L’ambition affichée est d’évoquer la possible (probable) ruine de notre monde industriel, où les architectures de béton feront d’aussi belles ruines que les temples de la Grèce classique. Comme Eva est une maline, un petit panneau indique que l’on peut grimper sur l’œuvre, ce qui en garantit le succès auprès des enfants (grands enfants, parfois).

En outre l’artiste propose un peu de mobilier en béton, mignon et facile à fabriquer. Aucune commercialisation n’est proposée, dommage.

Comme on sait bien que tout art sérieux se doit d’être sinistre (Soulages, brrrrrr ), quelques exemples glanés ça et là:

 

On s’attardera sur ce bateau défoncé présenté par Christoph Büchel. Il contenait les cadavres de migrants piégés dans la cale après le naufrage de cette poubelle flottante. Je n’ai rien contre les monuments commémoratifs, et la charge émotionnelle de celui-ci est indéniable. Mais « signer » ce bateau et l’exposer me semble parfaitement putassier.

Bref, passons à plus léger, rigolo et sexuel.
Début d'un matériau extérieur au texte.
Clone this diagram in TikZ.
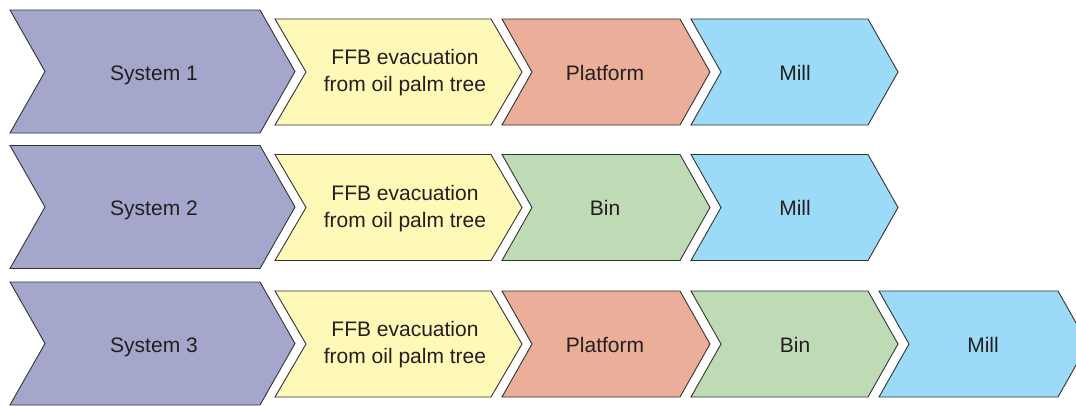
\documentclass[tikz,border=0pt]{standalone}
\usepackage{fontspec}
\setmainfont{Liberation Sans}
\definecolor{sysc}{HTML}{A4A6CC}
\definecolor{ffbc}{HTML}{FFF9B8}
\definecolor{platc}{HTML}{EBAE98}
\definecolor{binc}{HTML}{BFDBB6}
\definecolor{millc}{HTML}{9CDBF7}
\definecolor{edgec}{HTML}{333333}
\definecolor{txtc}{HTML}{231F20}
% #1 x-left, #2 x-right (tip), #3 y-centre, #4 half height, #5 depth, #6 fill
\newcommand\chevshape[6]{%
  \filldraw[chev, fill=#6] (#1,#3-#4) -- (#2-#5,#3-#4) -- (#2,#3) -- (#2-#5,#3+#4) -- (#1,#3+#4) -- (#1+#5,#3) -- cycle;}
\tikzset{
  chev/.style={draw=edgec, line width=0.9pt, line join=miter},
  lbl/.style={font=\fontsize{21}{27}\selectfont, text=txtc, inner sep=0pt, text height=16pt, text depth=0pt},
  lbltwo/.style={font=\fontsize{21}{27}\selectfont, text=txtc, align=center, inner sep=0pt, yshift=-1pt}
}
\begin{document}
\begin{tikzpicture}[x=1pt,y=-1pt]
\useasboundingbox (0,0) rectangle (1076,405);
\clip (0,0) rectangle (1076,405);
% Row 1
\chevshape{10}{295}{71.5}{61.5}{35}{sysc}
\chevshape{275}{522}{72}{53}{31}{ffbc}
\chevshape{502}{710}{72}{53}{30}{platc}
\chevshape{691}{898}{72}{53}{30}{millc}
\node[lbl] (s1) at (154,72) {System 1};
\node[lbltwo] (f1) at (405,72) {FFB evacuation\\from oil palm tree};
\node[lbl] (p1) at (605,72) {Platform};
\node[lbl] (m1) at (795,72) {Mill};
% Row 2
\chevshape{10}{295}{207}{61.5}{35}{sysc}
\chevshape{275}{522}{207.5}{53}{31}{ffbc}
\chevshape{502}{710}{207.5}{53}{30}{binc}
\chevshape{691}{898}{207.5}{53}{30}{millc}
\node[lbl] (s2) at (154,207.5) {System 2};
\node[lbltwo] (f2) at (405,207.5) {FFB evacuation\\from oil palm tree};
\node[lbl] (b2) at (605,207.5) {Bin};
\node[lbl] (m2) at (795,207.5) {Mill};
% Row 3
\chevshape{10}{295}{343.5}{61.5}{35}{sysc}
\chevshape{275}{522}{344}{53}{31}{ffbc}
\chevshape{502}{710}{344}{53}{30}{platc}
\chevshape{691}{898}{344}{53}{30}{binc}
\chevshape{879}{1088}{344}{53}{30}{millc}
\node[lbl] (s3) at (154,344) {System 3};
\node[lbltwo] (f3) at (405,344) {FFB evacuation\\from oil palm tree};
\node[lbl] (p3) at (605,344) {Platform};
\node[lbl] (b3) at (795,344) {Bin};
\node[lbl] (m3) at (983,344) {Mill};
\end{tikzpicture}
\end{document}
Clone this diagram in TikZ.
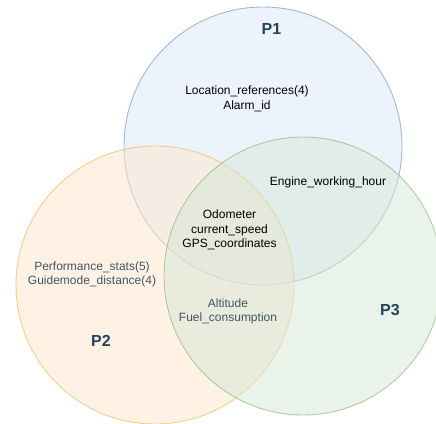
\documentclass[tikz,border=0pt]{standalone}
\usepackage{fontspec}
\setmainfont{Liberation Sans}
\usepackage{xcolor}
\definecolor{blueFill}{HTML}{DAE8FC}
\definecolor{blueLine}{HTML}{6C8EBF}
\definecolor{orangeFill}{HTML}{FFE6CC}
\definecolor{orangeLine}{HTML}{E6B84A}
\definecolor{greenFill}{HTML}{D5E8D4}
\definecolor{greenLine}{HTML}{82B366}
\definecolor{titleBlue}{HTML}{23445D}
\definecolor{grayText}{HTML}{3F5566}
\tikzset{
  setcircle/.style={circle, minimum size=278pt, inner sep=0pt, line width=0.9pt, fill opacity=0.5, draw opacity=0.6},
  settitle/.style={font=\fontsize{16}{18}\selectfont\bfseries, text=titleBlue},
  member/.style={align=center, font=\fontsize{12}{14.5}\selectfont, text=black},
  memberdim/.style={member, text=grayText}
}
\begin{document}
\begin{tikzpicture}[x=1pt, y=-1pt]
    \useasboundingbox (0,0) rectangle (436,423);
    \clip (0,0) rectangle (436,423);
    \fill[white] (0,0) rectangle (436,423);

    % the three sets
    \node (p1) [setcircle, fill=blueFill, draw=blueLine] at (263,146) {};
    \node (p2) [setcircle, fill=orangeFill, draw=orangeLine] at (155,285) {};
    \node (p3) [setcircle, fill=greenFill, draw=greenLine] at (303,276) {};

    % set names
    \node (p1name) [settitle] at (271.5,29) {P1};
    \node (p2name) [settitle] at (101,341) {P2};
    \node (p3name) [settitle] at (390,310) {P3};

    % members
    \node (only1) [member] at (247,99) {Location\_references(4)\\Alarm\_id};
    \node (both13) [member] at (328,182) {Engine\_working\_hour};
    \node (all) [member] at (229.5,230) {Odometer\\current\_speed\\GPS\_coordinates};
    \node (only2) [memberdim] at (92,274.5) {Performance\_stats(5)\\Guidemode\_distance(4)};
    \node (both23) [memberdim] at (228,311.5) {Altitude\\Fuel\_consumption};
\end{tikzpicture}
\end{document}
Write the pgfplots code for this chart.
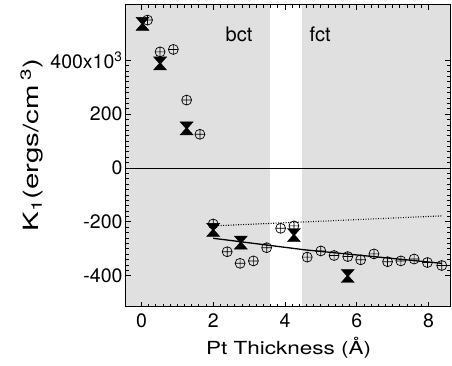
\documentclass[border=0pt]{standalone}
\usepackage{fontspec}
\setmainfont{TeX Gyre Heros}
\usepackage{graphicx}
\usepackage{pgfplots}
\pgfplotsset{compat=1.18}

\pgfdeclareplotmark{hourglass}{%
  \pgfpathmoveto{\pgfqpoint{-\pgfplotmarksize}{\pgfplotmarksize}}%
  \pgfpathlineto{\pgfqpoint{\pgfplotmarksize}{\pgfplotmarksize}}%
  \pgfpathlineto{\pgfqpoint{0.8pt}{0pt}}%
  \pgfpathlineto{\pgfqpoint{\pgfplotmarksize}{-\pgfplotmarksize}}%
  \pgfpathlineto{\pgfqpoint{-\pgfplotmarksize}{-\pgfplotmarksize}}%
  \pgfpathlineto{\pgfqpoint{-0.8pt}{0pt}}%
  \pgfpathclose
  \pgfusepathqfillstroke}

\pgfplotstableread{
x y
0.17 549
0.52 431
0.89 440
1.26 252
1.63 125
2.00 -208
2.39 -311
2.75 -354
3.12 -345
3.49 -296
3.88 -224
4.25 -215
4.62 -331
5.00 -308
5.37 -325
5.75 -329
6.11 -341
6.48 -319
6.86 -348
7.23 -345
7.60 -338
7.97 -351
8.37 -362
}\circdata

\pgfplotstableread{
x y
0.03 535
0.52 388
1.26 147
2.00 -230
2.77 -277
4.25 -249
5.75 -401
}\hourdata

\begin{document}
\begin{tikzpicture}
\useasboundingbox (-126pt,-59.3pt) rectangle (326pt,306.7pt);
\begin{axis}[
  at={(0pt,0pt)}, anchor=south west,
  scale only axis, width=324pt, height=301.7pt,
  xmin=-0.43, xmax=8.6, ymin=-515, ymax=605,
  xtick={0,2,4,6,8}, xticklabels={0,2,4,6,8},
  ytick={-400,-200,0,200,400},
  yticklabels={-400,-200,0,200,400x10\textsuperscript{3}},
  minor x tick num=9, minor y tick num=9,
  tick align=inside, xtick pos=both, ytick pos=both,
  major tick length=5pt, minor tick length=3pt,
  tick style={black, line width=0.7pt},
  axis line style={black, line width=1pt},
  axis on top,
  xticklabel style={font=\fontsize{19.5}{22}\selectfont, yshift=-3.5pt},
  yticklabel style={font=\fontsize{19.5}{22}\selectfont},
  xlabel={\scalebox{1.25}[1]{Pt Thickness (Å)}},
  xlabel style={font=\fontsize{18}{22}\selectfont, at={(axis description cs:0.502,-0.16)}, anchor=base},
  ylabel={\scalebox{1.4}[1]{K\textsubscript{1}(ergs/cm\,\textsuperscript{3})}},
  ylabel style={font=\fontsize{21}{24}\selectfont, at={(axis description cs:-0.27,0.536)}, anchor=base},
  clip=true,
]
\addplot[fill=black!12, draw=none, forget plot] coordinates {(-1,-700) (3.57,-700) (3.57,700) (-1,700)} -- cycle;
\addplot[fill=black!12, draw=none, forget plot] coordinates {(4.48,-700) (9,-700) (9,700) (4.48,700)} -- cycle;
\addplot[black, line width=0.9pt, forget plot] coordinates {(-1,0) (9,0)};
\addplot[black, line width=1.3pt, forget plot] coordinates {(2.0,-261) (4.56,-304) (8.37,-354)};
\addplot[black, line width=1.1pt, dash pattern=on 0.9pt off 1.6pt, forget plot] coordinates {(2.0,-215) (8.37,-178)};
\addplot[only marks, mark=oplus, mark size=5pt, black, line width=0.7pt, mark options={fill=none}] table[x=x,y=y] {\circdata};
\addplot[only marks, mark=hourglass, mark size=6.5pt, black, fill=black, line width=0.4pt] table[x=x,y=y] {\hourdata};
\node[font=\fontsize{20}{24}\selectfont, anchor=base] at (axis cs:2.72,471) {bct};
\node[font=\fontsize{20}{24}\selectfont, anchor=base] at (axis cs:4.98,471) {fct};
\end{axis}
\end{tikzpicture}
\end{document}
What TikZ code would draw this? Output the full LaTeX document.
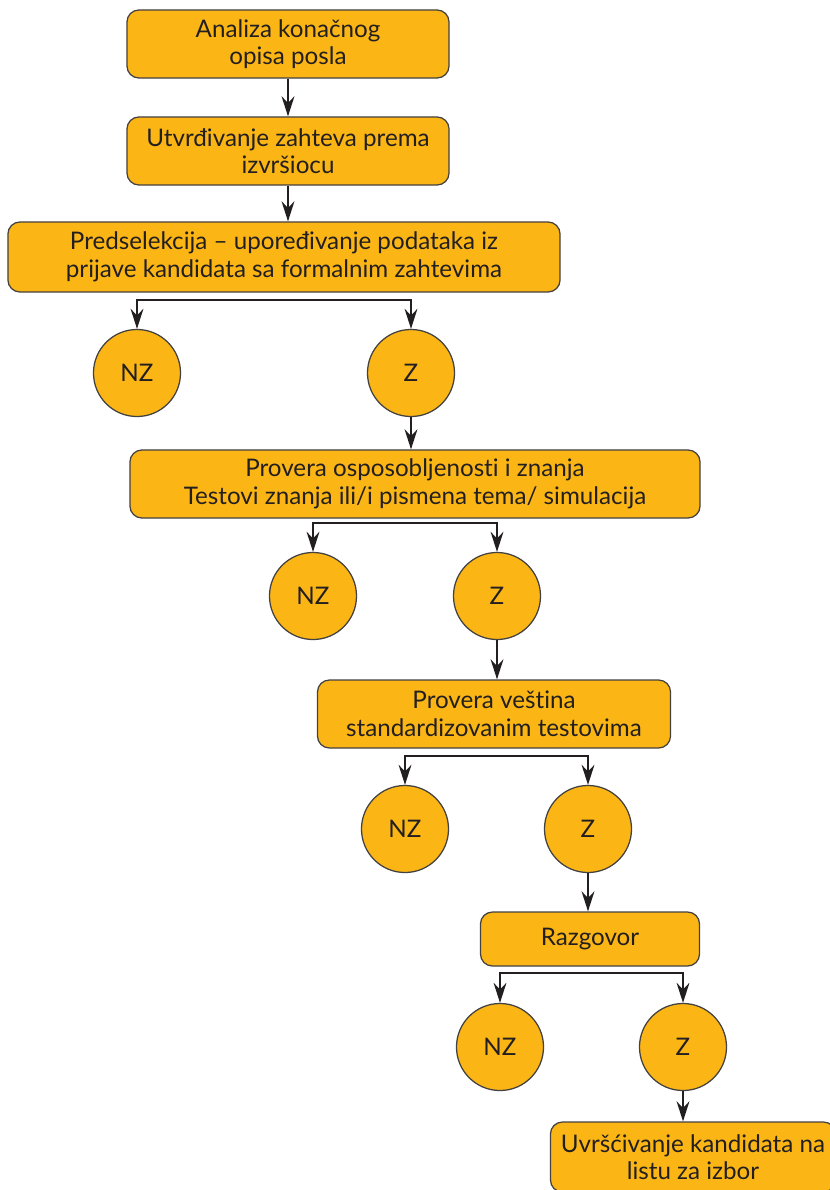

Le pavillon du Pérou est investi par Christian Bendayan, par une vaste installation intitulée « Indios Antropófagos ». Une présentation pleine d’humour noir où l’on voit l’effet corrupteur de l’invasion des terres d’Amazonie par l’Occident.

Il est temps de terminer la visite, les pieds sont fatigués.

Pavillon indien

On lira plus tard le catalogue !

Pavillon du Luxembourg

Et on reviendra dans deux ans si le monde existe encore et si Salvini n’est pas au pouvoir.